Rows from a dataset of charts and code

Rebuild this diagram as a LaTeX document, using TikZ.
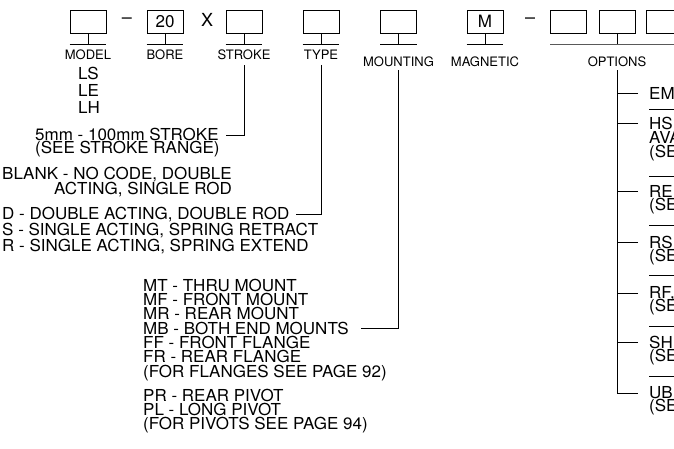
\documentclass[tikz,border=0pt]{standalone}
\usepackage{fontspec}
\setmainfont{TeX Gyre Heros}
\begin{document}
\begin{tikzpicture}[x=1pt,y=-1pt,
  box/.style={draw,line width=0.9pt,minimum width=36pt,minimum height=23pt,inner sep=0pt,font=\fontsize{17}{17}\selectfont},
  sym/.style={inner sep=0pt,font=\fontsize{18}{18}\selectfont},
  lbl/.style={font=\fontsize{13}{13}\selectfont,inner sep=0pt,anchor=base},
  txt/.style={font=\fontsize{16.5}{16.5}\selectfont,inner sep=0pt,anchor=base west,xscale=1.03},
  ln/.style={line width=0.9pt}]
\useasboundingbox (0,0) rectangle (674,448);
\begin{scope}
\clip (0,0) rectangle (674,448);
% boxes
\node[box] (bm) at (88,21.5) {};
\node[sym] (dash1) at (127,21) {–};
\node[box] (bb) at (165,21.5) {20};
\node[sym] (xx) at (207,20) {X};
\node[box] (bs) at (244,21.5) {};
\node[box] (bt) at (321,21.5) {};
\node[box] (bmo) at (398.5,21.5) {};
\node[box] (bmg) at (485,21.5) {M};
\node[sym] (dash2) at (530,21) {–};
\node[box] (bo1) at (568.5,21.5) {};
\node[box] (bo2) at (617.5,21.5) {};
\node[box] (bo3) at (664,21.5) {};
% lines under boxes
\coordinate (ly) at (0,44);
\foreach \b in {bm,bb,bs,bt,bmo,bmg}{
  \draw[ln] (\b.south) -- (\b.south |- ly);
  \draw[ln] (\b.south west |- ly) -- (\b.south east |- ly);
}
\draw[ln] (bo2.south) -- (bo2.south |- ly);
\draw[ln] (bo1.south west |- ly) -- (bo3.south east |- ly) -- ++(20,0);
% labels
\node[lbl] (lm) at (88,59.7) {MODEL};
\node[lbl] (lb) at (165,59.7) {BORE};
\node[lbl] (ls) at (244,59.7) {STROKE};
\node[lbl] (lt) at (321,59.7) {TYPE};
\node[lbl] (lmo) at (398.5,66.7) {MOUNTING};
\node[lbl] (lmg) at (485,66.7) {MAGNETIC};
\node[lbl] (lo) at (617,66.7) {OPTIONS};
% model
\node[txt] (tls) at (78,79) {LS};
\node[txt] (tle) at (78,96) {LE};
\node[txt] (tlh) at (78,113) {LH};
% stroke
\node[txt] (t5) at (35,140) {5mm - 100mm STROKE};
\node[txt] (t5b) at (35,153) {(SEE STROKE RANGE)};
% type
\node[txt] (tbl) at (2,179) {BLANK - NO CODE, DOUBLE};
\node[txt] (tbl2) at (54,194) {ACTING, SINGLE ROD};
\node[txt] (td) at (2,219) {D - DOUBLE ACTING, DOUBLE ROD};
\node[txt] (tsr) at (2,235) {S - SINGLE ACTING, SPRING RETRACT};
\node[txt] (tre) at (2,251) {R - SINGLE ACTING, SPRING EXTEND};
% mounting
\node[txt] (mt) at (143,291) {MT - THRU MOUNT};
\node[txt] (mf) at (143,305.3) {MF - FRONT MOUNT};
\node[txt] (mr) at (143,319.6) {MR - REAR MOUNT};
\node[txt] (mb) at (143,334) {MB - BOTH END MOUNTS};
\node[txt] (ff) at (143,348.3) {FF - FRONT FLANGE};
\node[txt] (fr) at (143,362.6) {FR - REAR FLANGE};
\node[txt] (ffl) at (143,377) {(FOR FLANGES SEE PAGE 92)};
\node[txt] (pr) at (143,401) {PR - REAR PIVOT};
\node[txt] (pl) at (143,415.3) {PL - LONG PIVOT};
\node[txt] (fpv) at (143,429.6) {(FOR PIVOTS SEE PAGE 94)};
% options
\node[txt] (oem) at (649,99) {EM};
\node[txt] (ohs) at (649,129) {HS};
\node[txt] (ohs2) at (649,143) {AVA};
\node[txt] (ohs3) at (649,157) {(SE};
\node[txt] (ore) at (649,197) {RE};
\node[txt] (ore2) at (649,210.5) {(SE};
\node[txt] (ors) at (649,248) {RS};
\node[txt] (ors2) at (649,261.5) {(SE};
\node[txt] (orf) at (649,298) {RF,};
\node[txt] (orf2) at (649,311.5) {(SE};
\node[txt] (osh) at (649,348) {SH};
\node[txt] (osh2) at (649,361.5) {(SE};
\node[txt] (oub) at (649,398) {UB,};
\node[txt] (oub2) at (649,411.5) {(SE};
\foreach \y in {109,176,225,275,326,376}{
  \draw[ln] (649,\y) -- (690,\y);
}
% connectors
\draw[ln] ([yshift=-5pt]ls.south) |- ([xshift=7pt,yshift=-1pt]t5.east);
\draw[ln] ([yshift=-5pt]lt.south) |- ([xshift=6pt]td.east);
\draw[ln] ([yshift=-3pt]lmo.south) |- ([xshift=12pt]mb.east);
\draw[ln] ([yshift=-3pt]lo.south) |- ([xshift=-11pt]oub.west);
\foreach \n in {oem,ohs,ore,ors,orf,osh}{
  \draw[ln] ([xshift=-11pt]\n.west) -- (\n.west -| lo.south);
}
\end{scope}
\end{tikzpicture}
\end{document}
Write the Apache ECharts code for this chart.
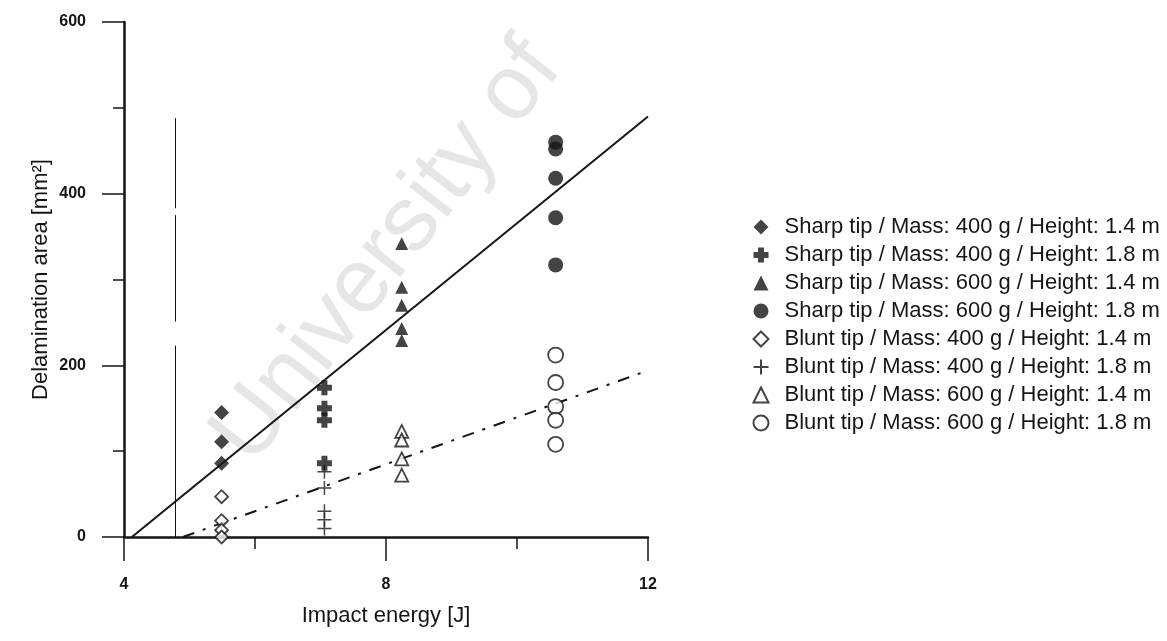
<!DOCTYPE html>
<html>
<head>
<meta charset="utf-8">
<script src="https://cdn.jsdelivr.net/npm/echarts@6/dist/echarts.min.js"></script>
<style>
  html, body { margin: 0; padding: 0; background: #fff; }
  #chart { width: 1167px; height: 641px; }
</style>
</head>
<body>
<div id="chart"></div>
<script>
// impact energies (J) of the four drop configurations
const energy400_14 = 5.49
const energy400_18 = 7.06
const energy600_14 = 8.24
const energy600_18 = 10.59

// delamination areas (mm²)
const sharp400_14 = [145, 111, 86]
const sharp400_18 = [174, 150, 136, 86]
const sharp600_14 = [342, 291, 270, 243, 229]
const sharp600_18 = [460, 452, 418, 372, 317]
const blunt400_14 = [47, 19, 8, 0]
const blunt400_18 = [76, 57, 30, 20, 10]
const blunt600_14 = [123, 113, 91, 72]
const blunt600_18 = [212, 180, 152, 136, 108]

// fitted lines (start / end points)
const sharpFit = [[4.12, 0], [12, 490]]
const bluntFit = [[4.9, 0], [12, 194]]

// vertical scan streak at x = 4.79
const streakX = 4.79
const streakSegs = [[488, 383], [375, 251], [223, 0]]

const xTicks = { min: 4, max: 12, interval: 4 }
const yTicks = { min: 0, max: 600, interval: 200 }

const ink = '#151515'
const font = 'Liberation Sans, Arial, sans-serif'

const pts = (x, ys) => ys.map(y => [x, y])

const crossPath = 'path://M3,0H7V3H10V7H7V10H3V7H0V3H3Z'
const plusPath = 'path://M0,5L10,5M5,0L5,10'

const filled = { color: ink }
const open = { color: '#fff', borderColor: ink, borderWidth: 1.8 }

const scatterDefs = [
  { name: 'Sharp tip / Mass: 400 g / Height: 1.4 m', data: pts(energy400_14, sharp400_14), symbol: 'diamond', symbolSize: 15, itemStyle: filled },
  { name: 'Sharp tip / Mass: 400 g / Height: 1.8 m', data: pts(energy400_18, sharp400_18), symbol: crossPath, symbolSize: 15, itemStyle: filled },
  { name: 'Sharp tip / Mass: 600 g / Height: 1.4 m', data: pts(energy600_14, sharp600_14), symbol: 'triangle', symbolSize: 13, itemStyle: filled },
  { name: 'Sharp tip / Mass: 600 g / Height: 1.8 m', data: pts(energy600_18, sharp600_18), symbol: 'circle', symbolSize: 15, itemStyle: filled },
  { name: 'Blunt tip / Mass: 400 g / Height: 1.4 m', data: pts(energy400_14, blunt400_14), symbol: 'diamond', symbolSize: 13, itemStyle: open },
  { name: 'Blunt tip / Mass: 400 g / Height: 1.8 m', data: pts(energy400_18, blunt400_18), symbol: plusPath, symbolSize: 14, itemStyle: { color: 'none', borderColor: ink, borderWidth: 1.5 } },
  { name: 'Blunt tip / Mass: 600 g / Height: 1.4 m', data: pts(energy600_14, blunt600_14), symbol: 'triangle', symbolSize: 13, itemStyle: open },
  { name: 'Blunt tip / Mass: 600 g / Height: 1.8 m', data: pts(energy600_18, blunt600_18), symbol: 'circle', symbolSize: 15, itemStyle: open }
]

const chart = echarts.init(document.getElementById('chart'))

const option = {
  backgroundColor: '#fff',
  animation: false,
  textStyle: { fontFamily: font, color: ink },
  // faint watermark from the scanned page
  graphic: [{
    type: 'text',
    x: 268, y: 480,
    rotation: 52 * Math.PI / 180,
    z: -10,
    silent: true,
    style: {
      text: 'University of',
      font: '92px ' + font,
      fill: '#e6e6e6',
      textAlign: 'left',
      textVerticalAlign: 'bottom'
    }
  }],
  grid: { left: 124, right: 519, top: 22, bottom: 104, containLabel: false },
  legend: {
    orient: 'vertical',
    left: 746,
    top: 211,
    itemWidth: 15,
    itemHeight: 15,
    itemGap: 6,
    data: scatterDefs.map(s => s.name),
    textStyle: { fontSize: 22, color: ink, fontFamily: font, padding: [0, 0, 0, 11] }
  },
  xAxis: {
    type: 'value',
    min: xTicks.min, max: xTicks.max, interval: xTicks.interval,
    name: 'Impact energy [J]',
    nameLocation: 'middle',
    nameGap: 68,
    nameTextStyle: { fontSize: 22, color: ink },
    axisLine: { lineStyle: { color: ink, width: 2.5 } },
    axisTick: { show: true, inside: false, length: 24, lineStyle: { color: ink, width: 1.5 } },
    minorTick: { show: true, splitNumber: 2, length: 12, lineStyle: { color: ink, width: 1.5 } },
    axisLabel: { margin: 40, fontSize: 16, fontWeight: 'bold', color: ink },
    splitLine: { show: false }
  },
  yAxis: {
    type: 'value',
    min: yTicks.min, max: yTicks.max, interval: yTicks.interval,
    name: 'Delamination area [mm²]',
    nameLocation: 'middle',
    nameGap: 72,
    nameTextStyle: { fontSize: 22, color: ink },
    axisLine: { lineStyle: { color: ink, width: 2.5 } },
    axisTick: { show: true, inside: false, length: 22, lineStyle: { color: ink, width: 1.5 } },
    minorTick: { show: true, splitNumber: 2, length: 11, lineStyle: { color: ink, width: 1.5 } },
    axisLabel: { margin: 38, fontSize: 16, fontWeight: 'bold', color: ink },
    splitLine: { show: false }
  },
  series: [
    {
      type: 'line',
      name: 'sharp fit',
      data: sharpFit,
      symbol: 'none',
      lineStyle: { color: ink, width: 2 },
      markLine: {
        silent: true,
        symbol: 'none',
        label: { show: false },
        lineStyle: { color: ink, width: 1, type: 'solid' },
        data: streakSegs.map(s => [{ coord: [streakX, s[0]] }, { coord: [streakX, s[1]] }])
      }
    },
    {
      type: 'line',
      name: 'blunt fit',
      data: bluntFit,
      symbol: 'none',
      lineStyle: { color: ink, width: 2, type: [12, 9, 3, 9] }
    },
    ...scatterDefs.map(s => ({ type: 'scatter', z: 3, ...s }))
  ]
}

chart.setOption(option)
</script>
</body>
</html>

* _DO THIS_
Reproduce exactly the run of lines beginning with the one that contains "Write the Apache ECharts code for this chart." and ending with the one that contains "const streakSegs = [[488, 383], [375, 251], [223, 0]]". Do not include pictures.

* _THE RESPONSE_
Write the Apache ECharts code for this chart.
<!DOCTYPE html>
<html>
<head>
<meta charset="utf-8">
<script src="https://cdn.jsdelivr.net/npm/echarts@6/dist/echarts.min.js"></script>
<style>
  html, body { margin: 0; padding: 0; background: #fff; }
  #chart { width: 1167px; height: 641px; }
</style>
</head>
<body>
<div id="chart"></div>
<script>
// impact energies (J) of the four drop configurations
const energy400_14 = 5.49
const energy400_18 = 7.06
const energy600_14 = 8.24
const energy600_18 = 10.59

// delamination areas (mm²)
const sharp400_14 = [145, 111, 86]
const sharp400_18 = [174, 150, 136, 86]
const sharp600_14 = [342, 291, 270, 243, 229]
const sharp600_18 = [460, 452, 418, 372, 317]
const blunt400_14 = [47, 19, 8, 0]
const blunt400_18 = [76, 57, 30, 20, 10]
const blunt600_14 = [123, 113, 91, 72]
const blunt600_18 = [212, 180, 152, 136, 108]

// fitted lines (start / end points)
const sharpFit = [[4.12, 0], [12, 490]]
const bluntFit = [[4.9, 0], [12, 194]]

// vertical scan streak at x = 4.79
const streakX = 4.79
const streakSegs = [[488, 383], [375, 251], [223, 0]]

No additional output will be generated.